A description of search engine's architecture is covered in the lecture note. A reference of Google's original page rank algorithm can be found at here. Section 2 is the relevant section.

 

Requirement

 
  Frontend Your frontend should present a simple query interface to the web user, which asks for a single keyword. In response to a user query through a web browser, the frontend should respond by searching the keyword against the indexed database of URLs built by the backend. In addition, the returned URL should be displayed in sorted order according to a ranked score computed in advance by the backend.

 
  Backend Your backend should take an arbitrary file named urllist.txt, which contains one URL per line, and build an inverted index database which maps keyward to URLs. In addition, each URL needs to be assigned a page rank using page rank algorithm.

 

Resource

 
  Frontend You should use the Bottle web framework, which was covered in the tutorial.

 
  Backend Your backend should take an arbitrary file named urllist.txt, which contains one URL per line, and build an inverted index database which maps keywords to URLs. In addition, each URL needs to be assigned a page rank using PageRank algorithm.

You are provided a reference implementation of the Crawler crawler.py, which can recursively visit the URLs, preprocess it so that a word list of each URLs are returned. In addition, the link relationship between the URLs are also discovered. You can build the backend by modifying file so that a persistent database, including both the reverse index and rank scores, is built and used by the frontend.

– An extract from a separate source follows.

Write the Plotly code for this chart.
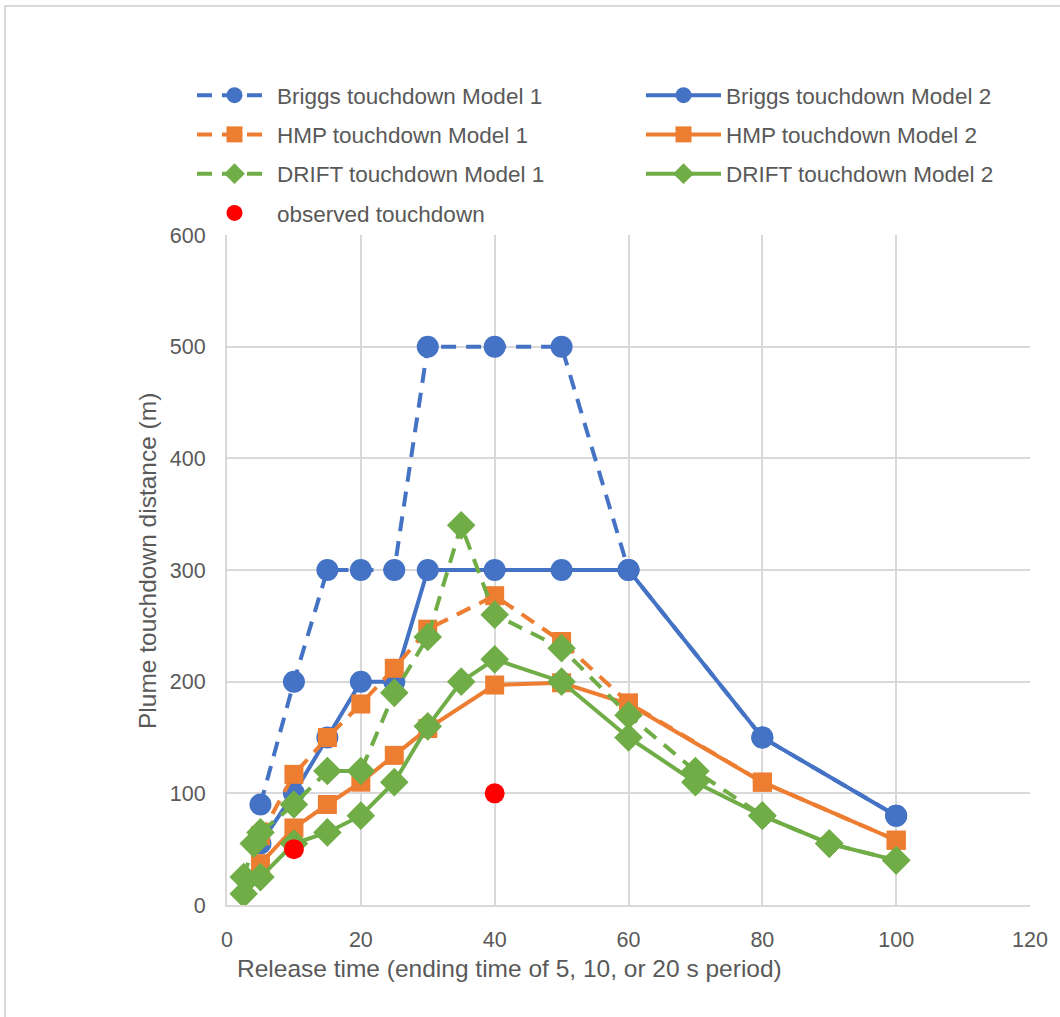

You are also provided a reference implementation of the Page rank algorithm pagerank.py.

 
  Batteries The external packages that these facilities depend on, are pre-installed for you on the ugsparc systems. You are welcome to use other packages of your preference, but you are on your own for installation.

 

Logistics

  • One or two member will be responsible for the web frontend.

  • One or two member will be responsible for the web backend.

Depending on preference, one dedicated member should be assigned the role of unit testing and packaging, and one dedicated person should be assigned the role of documenting the final design and test result.

 

Deliverables

The project is to be completed in four lab stages.

 
  Lab 1 Lab 1 Instruction

 
  Lab 2 Lab 2 Instruction  
  Lab 3 Lab 3 Instruction  
  Lab 4 Lab 4 Instruction

 

Grading Rubric

  • 30% Frontend 20% implementation 10% usability/aesthetics

  • 40% Backend 25% implementation 15% Algorithm correctness

  • 30% Documentation / Testing 15% unit testing 15% written report

Implementation refers to using appropriate data structures, having reasonably efficient code, and organizing your code in a sane and readable manner.

A bonus of up to 10% will be awarded for going beyond the basic specifications. This includes all manner of extensions that you might think of. This bonus will not bring your mark above 100%.

 

Things To Avoid

Here are some common mistakes to avoid:

  • Not commenting code clearly; it is especially important that you explain what each function is intended to accomplish;

  • Not including very explicit installation instructions;

  • Returning the same result multiple times;

  • Having overly verbose, unreadable search results (remember that a human is reading your results);

  • Having overly laconic, uninformative search results;

  • Not proofreading your report.